The Geneva City Council has already promised as a “basic parameter” that it will spot-zone the GWF building and donate $1.5 million. The City Council should kick its TIF addiction and stop rewarding land speculators and developers with cash gifts while ignoring safety and health risks. The embarrassment of the Geneva Pharmacy debacle should be a lesson learned. Remember how the Council voted down a proposed claw-back provision? The $850K gift to Country Meats was exorbitant and unnecessary. Can we be completely certain that a recent pedestrian death was not caused by a distraction created by a sign with a scrolling text message? A vehicle traveling at 40 mph covers about 60 feet per second. A driver concentrating on the road in the real world needs about 2 seconds to begin braking. An average driver with good brakes and tires might cover a few hundred feet before achieving a complete stop. Microsoft Word – Vehicle_Stopping_Distance.doc (nacto.org) An elderly person struck at 25 mph has about a 30-40% chance of dying as a result. Impact Speed and a Pedestrian’s Risk of Severe Injury or Death – AAA Foundation for Traffic Safety

The City’s silly talk about local sales tax revenue (zero on prescription drugs and minuscule on groceries) is an insult to taxpayers. Building forty-five fraud-ridden $500,000 taxpayer-subsidized townhomes (Emma’s Landing) as a solution to a mythical local affordable housing problem was irresponsible. This was done while taxing the working stiffs and retirees living in their own houses out of town. Now the Council is about to demand more affordable housing at 122-130 State that will also add to the burden of its constituents, even without counting the $1.5 million it plans to give away to GWF.
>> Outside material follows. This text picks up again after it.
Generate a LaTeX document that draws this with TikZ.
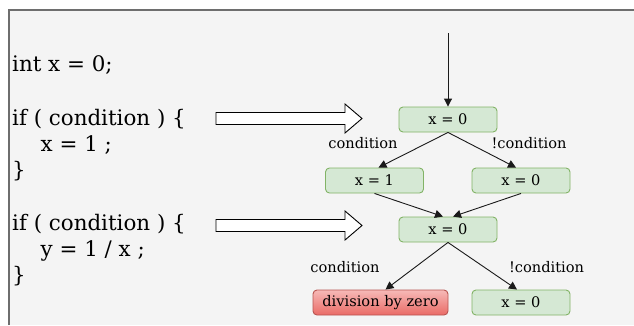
\documentclass[tikz,border=0pt]{standalone}
\usepackage{fontspec}
\setmainfont{DejaVu Serif}
\usetikzlibrary{arrows.meta}
\definecolor{bgfill}{HTML}{F4F4F4}
\definecolor{frameline}{HTML}{6E6E6E}
\definecolor{gfill}{HTML}{D5E8D4}
\definecolor{gline}{HTML}{82B366}
\definecolor{rtop}{HTML}{F6B9B7}
\definecolor{rbot}{HTML}{EA6B66}
\definecolor{rline}{HTML}{B85450}
\definecolor{edgecol}{HTML}{1A1A1A}
\tikzset{
  codeline/.style={anchor=base west, inner sep=0pt, font=\fontsize{21.4}{26}\selectfont},
  greenbox/.style={draw=gline, fill=gfill, rounded corners=4pt, line width=0.9pt,
    minimum width=98pt, minimum height=25pt, inner sep=0pt, font=\fontsize{14.6}{17}\selectfont},
  redbox/.style={draw=rline, top color=rtop, bottom color=rbot, rounded corners=4pt, line width=0.9pt,
    minimum width=135pt, minimum height=25pt, inner sep=0pt, font=\fontsize{14.6}{17}\selectfont},
  edgelbl/.style={inner sep=0pt, font=\fontsize{14.6}{17}\selectfont},
  flow/.style={draw=edgecol, line width=0.9pt, -{Triangle[length=8pt,width=8pt]}},
  bigarrow/.style={draw=black, fill=white, line width=0.9pt, line join=miter}
}
\begin{document}
\begin{tikzpicture}[x=1pt,y=-1pt]
\useasboundingbox (0,0) rectangle (634,325);
\fill[white] (0,0) rectangle (634,325);
\fill[bgfill] (9,10) rectangle (634,325);
\draw[frameline, line width=1.5pt] (9,325) -- (9,10) -- (634,10);

% code
\node[codeline] (c1) at (12,71.7) {int x = 0;};
\node[codeline] (c2) at (12,125) {if ( condition ) \{};
\node[codeline] (c3) at (40.5,151) {x = 1 ;};
\node[codeline] (c4) at (12,177) {\}};
\node[codeline] (c5) at (12,230) {if ( condition ) \{};
\node[codeline] (c6) at (40.5,256) {y = 1 / x ;};
\node[codeline] (c7) at (12,282) {\}};

% hollow arrows
\draw[bigarrow] (216,112.5) -- (345,112.5) -- (345,104) -- (362,118.5) -- (345,133) -- (345,124.5) -- (216,124.5) -- cycle;
\draw[bigarrow] (216,219.5) -- (345,219.5) -- (345,211) -- (362,225.5) -- (345,240) -- (345,231.5) -- (216,231.5) -- cycle;

% flow nodes
\node[greenbox] (a) at (448,119.5) {x = 0};
\node[greenbox] (b) at (374.5,180.5) {x = 1};
\node[greenbox] (c) at (521,180.5) {x = 0};
\node[greenbox] (d) at (448,229.5) {x = 0};
\node[redbox] (e) at (380.5,302.5) {division by zero};
\node[greenbox] (f) at (521,302.5) {x = 0};

\coordinate (start) at (448,33);
\draw[flow] (start) -- (a.north);
\draw[flow] (a.south) -- ([xshift=4pt]b.north);
\draw[flow] (a.south) -- ([xshift=-5pt]c.north);
\draw[flow] (b.south) -- ([xshift=-5pt]d.north);
\draw[flow] (c.south) -- ([xshift=5pt]d.north);
\draw[flow] (d.south) -- ([xshift=5pt]e.north);
\draw[flow] (d.south) -- ([xshift=-4pt]f.north);

% labels
\node[edgelbl] (l1) at (363,143) {condition};
\node[edgelbl] (l2) at (529,143) {!condition};
\node[edgelbl] (l3) at (345,267) {condition};
\node[edgelbl] (l4) at (546.5,267) {!condition};
\end{tikzpicture}
\end{document}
The Council must overrule the mayor’s addiction to giving away money and concentrate on making Geneva affordable (attainable) again for current and future lower-income residents. I want the neighborhood that I chose over 40 years ago for its diversity back again before it is completely torn down.
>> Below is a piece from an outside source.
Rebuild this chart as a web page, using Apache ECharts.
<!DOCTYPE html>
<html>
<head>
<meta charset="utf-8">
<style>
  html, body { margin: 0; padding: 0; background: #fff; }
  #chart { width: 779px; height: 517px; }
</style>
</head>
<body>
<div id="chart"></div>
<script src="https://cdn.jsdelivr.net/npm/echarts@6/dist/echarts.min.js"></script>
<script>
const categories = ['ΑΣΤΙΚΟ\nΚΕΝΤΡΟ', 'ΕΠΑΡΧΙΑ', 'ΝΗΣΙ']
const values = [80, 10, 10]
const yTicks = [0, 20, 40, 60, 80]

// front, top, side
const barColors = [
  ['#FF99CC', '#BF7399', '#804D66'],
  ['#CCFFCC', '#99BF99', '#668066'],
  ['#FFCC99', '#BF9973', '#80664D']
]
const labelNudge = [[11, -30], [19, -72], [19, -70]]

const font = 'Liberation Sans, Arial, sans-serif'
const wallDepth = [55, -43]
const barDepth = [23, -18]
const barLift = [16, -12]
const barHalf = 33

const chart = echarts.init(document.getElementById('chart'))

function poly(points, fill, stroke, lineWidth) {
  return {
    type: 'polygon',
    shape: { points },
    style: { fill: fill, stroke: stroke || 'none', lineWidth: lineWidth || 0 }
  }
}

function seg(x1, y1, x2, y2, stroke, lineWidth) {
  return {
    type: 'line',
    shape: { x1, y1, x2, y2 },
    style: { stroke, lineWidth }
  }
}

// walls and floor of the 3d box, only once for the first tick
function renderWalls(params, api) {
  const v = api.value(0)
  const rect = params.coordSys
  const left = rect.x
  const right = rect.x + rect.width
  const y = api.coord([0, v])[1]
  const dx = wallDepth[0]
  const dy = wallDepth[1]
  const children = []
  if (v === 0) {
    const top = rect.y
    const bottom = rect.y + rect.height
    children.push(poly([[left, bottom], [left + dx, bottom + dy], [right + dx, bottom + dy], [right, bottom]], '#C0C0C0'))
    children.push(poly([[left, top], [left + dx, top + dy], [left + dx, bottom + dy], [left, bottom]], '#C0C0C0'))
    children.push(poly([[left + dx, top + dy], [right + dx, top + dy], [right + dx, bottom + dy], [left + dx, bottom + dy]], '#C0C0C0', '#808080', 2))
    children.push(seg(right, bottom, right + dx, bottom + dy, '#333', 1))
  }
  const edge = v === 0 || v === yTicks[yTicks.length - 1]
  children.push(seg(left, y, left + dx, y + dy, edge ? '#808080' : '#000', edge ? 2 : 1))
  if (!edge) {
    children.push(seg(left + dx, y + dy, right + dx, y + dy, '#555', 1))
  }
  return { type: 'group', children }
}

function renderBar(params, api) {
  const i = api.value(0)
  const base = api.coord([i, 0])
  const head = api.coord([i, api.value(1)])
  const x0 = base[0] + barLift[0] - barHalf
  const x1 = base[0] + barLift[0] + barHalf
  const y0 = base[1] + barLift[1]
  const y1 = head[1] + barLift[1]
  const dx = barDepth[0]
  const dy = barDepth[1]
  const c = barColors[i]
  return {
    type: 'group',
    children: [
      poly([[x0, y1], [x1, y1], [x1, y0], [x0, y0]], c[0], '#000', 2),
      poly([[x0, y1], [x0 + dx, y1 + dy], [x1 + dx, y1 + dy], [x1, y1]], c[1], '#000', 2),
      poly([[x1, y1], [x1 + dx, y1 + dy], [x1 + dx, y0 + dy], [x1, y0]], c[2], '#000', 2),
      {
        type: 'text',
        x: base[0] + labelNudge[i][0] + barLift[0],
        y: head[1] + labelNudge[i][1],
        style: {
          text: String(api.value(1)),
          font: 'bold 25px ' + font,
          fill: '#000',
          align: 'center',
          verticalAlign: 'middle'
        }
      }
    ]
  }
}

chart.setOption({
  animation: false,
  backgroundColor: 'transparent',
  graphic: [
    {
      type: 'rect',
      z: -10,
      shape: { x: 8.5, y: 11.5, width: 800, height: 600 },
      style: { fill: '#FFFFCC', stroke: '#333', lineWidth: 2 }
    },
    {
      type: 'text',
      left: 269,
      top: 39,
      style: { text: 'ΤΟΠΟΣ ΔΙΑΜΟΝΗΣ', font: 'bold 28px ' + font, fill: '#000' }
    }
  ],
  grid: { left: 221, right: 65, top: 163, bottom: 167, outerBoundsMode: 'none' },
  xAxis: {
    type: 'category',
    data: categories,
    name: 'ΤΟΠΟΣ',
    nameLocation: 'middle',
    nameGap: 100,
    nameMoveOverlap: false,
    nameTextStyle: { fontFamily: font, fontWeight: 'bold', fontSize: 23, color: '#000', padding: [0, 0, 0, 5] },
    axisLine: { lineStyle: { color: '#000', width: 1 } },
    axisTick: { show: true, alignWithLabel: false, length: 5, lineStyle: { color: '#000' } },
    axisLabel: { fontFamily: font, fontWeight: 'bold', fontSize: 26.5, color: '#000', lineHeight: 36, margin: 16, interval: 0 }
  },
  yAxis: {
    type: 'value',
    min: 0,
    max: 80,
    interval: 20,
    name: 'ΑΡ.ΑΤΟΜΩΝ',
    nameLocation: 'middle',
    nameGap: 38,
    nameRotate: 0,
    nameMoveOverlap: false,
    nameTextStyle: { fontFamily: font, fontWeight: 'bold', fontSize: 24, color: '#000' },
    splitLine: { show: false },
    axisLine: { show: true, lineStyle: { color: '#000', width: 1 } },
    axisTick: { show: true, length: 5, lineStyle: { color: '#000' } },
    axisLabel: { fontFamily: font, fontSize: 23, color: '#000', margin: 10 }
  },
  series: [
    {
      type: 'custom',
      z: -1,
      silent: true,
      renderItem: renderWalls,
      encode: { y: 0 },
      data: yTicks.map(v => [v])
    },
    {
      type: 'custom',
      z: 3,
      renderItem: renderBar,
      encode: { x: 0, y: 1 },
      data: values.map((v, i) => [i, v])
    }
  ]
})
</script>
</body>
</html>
Footnote 1: The long-awaited East State Street rebuild that has been in the works since 2002 and is now “scheduled” to start in 2024 overhangs all this. Geneva received a $1+ million Federal CMAQ Grant for this project several years ago. The money has sat, with negligible return, in an off-the-books TIF slush fund where it’s value is rapidly decaying via inflation. “CMAQ” stands for “congestion mitigation air quality”. Federal Programs Directory: Congestion Mitigation and Air Quality (CMAQ) Improvement Program | US Department of Transportation Neither the Geneva City Council nor the Geneva PZC has considered this critical issue. Air quality near major truck routes is dangerously poor in large part due to lethal sub-2.5-micron particles originating from diesel engines. If one wanted to pick the spot where unimpeded diesel traffic should be optimized on East State Street, that spot would be the intersection of Crissey and State at the top of the hill. Geneva has knowingly sabotaged the CMAQ goals through its foolish and short-sighted focus on TIF funding for all comers. Stopping or slowing semi’s going up the hill violates the most basic principle of land planning: protecting the health and safety of residents. Here is the back story on Herbert Hoover’s greatest contribution to his country: The Real Story Behind the Standard Planning and Zoning Acts of the 1920s (planning-org-uploaded-media.s3.amazonaws.com).
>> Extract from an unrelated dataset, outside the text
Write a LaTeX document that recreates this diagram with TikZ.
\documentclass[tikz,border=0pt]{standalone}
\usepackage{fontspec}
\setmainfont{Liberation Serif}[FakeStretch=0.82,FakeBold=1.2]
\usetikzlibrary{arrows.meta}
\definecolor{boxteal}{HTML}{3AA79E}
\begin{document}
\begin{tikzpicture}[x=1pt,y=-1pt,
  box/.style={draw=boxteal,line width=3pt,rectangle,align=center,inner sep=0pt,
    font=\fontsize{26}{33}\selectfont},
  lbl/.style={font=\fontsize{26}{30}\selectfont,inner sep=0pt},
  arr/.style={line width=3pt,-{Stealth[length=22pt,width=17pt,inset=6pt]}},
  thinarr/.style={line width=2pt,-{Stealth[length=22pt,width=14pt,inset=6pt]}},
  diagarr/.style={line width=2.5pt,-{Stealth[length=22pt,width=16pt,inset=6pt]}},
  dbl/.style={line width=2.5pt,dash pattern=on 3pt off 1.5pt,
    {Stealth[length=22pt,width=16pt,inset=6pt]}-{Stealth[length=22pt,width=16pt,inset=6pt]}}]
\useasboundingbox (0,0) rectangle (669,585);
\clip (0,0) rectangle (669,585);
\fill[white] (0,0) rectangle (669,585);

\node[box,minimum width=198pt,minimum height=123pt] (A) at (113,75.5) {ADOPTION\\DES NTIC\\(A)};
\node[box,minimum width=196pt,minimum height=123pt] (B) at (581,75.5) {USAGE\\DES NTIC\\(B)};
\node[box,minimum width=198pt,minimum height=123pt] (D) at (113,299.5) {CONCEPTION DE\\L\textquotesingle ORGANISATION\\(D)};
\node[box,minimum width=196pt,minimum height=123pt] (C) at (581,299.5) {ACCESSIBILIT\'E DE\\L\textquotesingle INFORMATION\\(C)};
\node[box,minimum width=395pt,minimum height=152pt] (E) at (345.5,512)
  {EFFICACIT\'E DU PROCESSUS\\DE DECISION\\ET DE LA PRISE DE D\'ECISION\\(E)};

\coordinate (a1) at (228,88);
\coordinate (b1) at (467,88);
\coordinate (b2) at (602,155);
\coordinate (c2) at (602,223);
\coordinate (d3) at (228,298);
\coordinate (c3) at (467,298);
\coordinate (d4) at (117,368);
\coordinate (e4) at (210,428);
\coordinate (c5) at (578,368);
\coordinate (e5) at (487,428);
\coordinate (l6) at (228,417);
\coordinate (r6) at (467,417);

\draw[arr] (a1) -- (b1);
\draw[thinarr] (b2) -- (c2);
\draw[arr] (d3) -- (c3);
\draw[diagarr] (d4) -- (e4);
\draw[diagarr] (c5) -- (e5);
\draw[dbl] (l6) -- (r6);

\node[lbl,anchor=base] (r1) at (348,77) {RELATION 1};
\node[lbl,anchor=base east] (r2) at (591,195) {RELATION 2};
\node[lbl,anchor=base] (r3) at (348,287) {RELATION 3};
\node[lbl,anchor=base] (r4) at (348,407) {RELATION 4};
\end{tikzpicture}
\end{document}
2 thoughts on “Lunacy in Geneva versus Transparency in Naperville: The Great Western Flooring Projects

  1. It strikes me that it is ‘business as usual” that no person trained in public administration or a legal eagle skilled in municipalities has exposed the machinations of the Geneva officials who, in the public records, engage in skullduggery against the body politic. Instead an oncologist and former elected School Board member has to sound the alarm.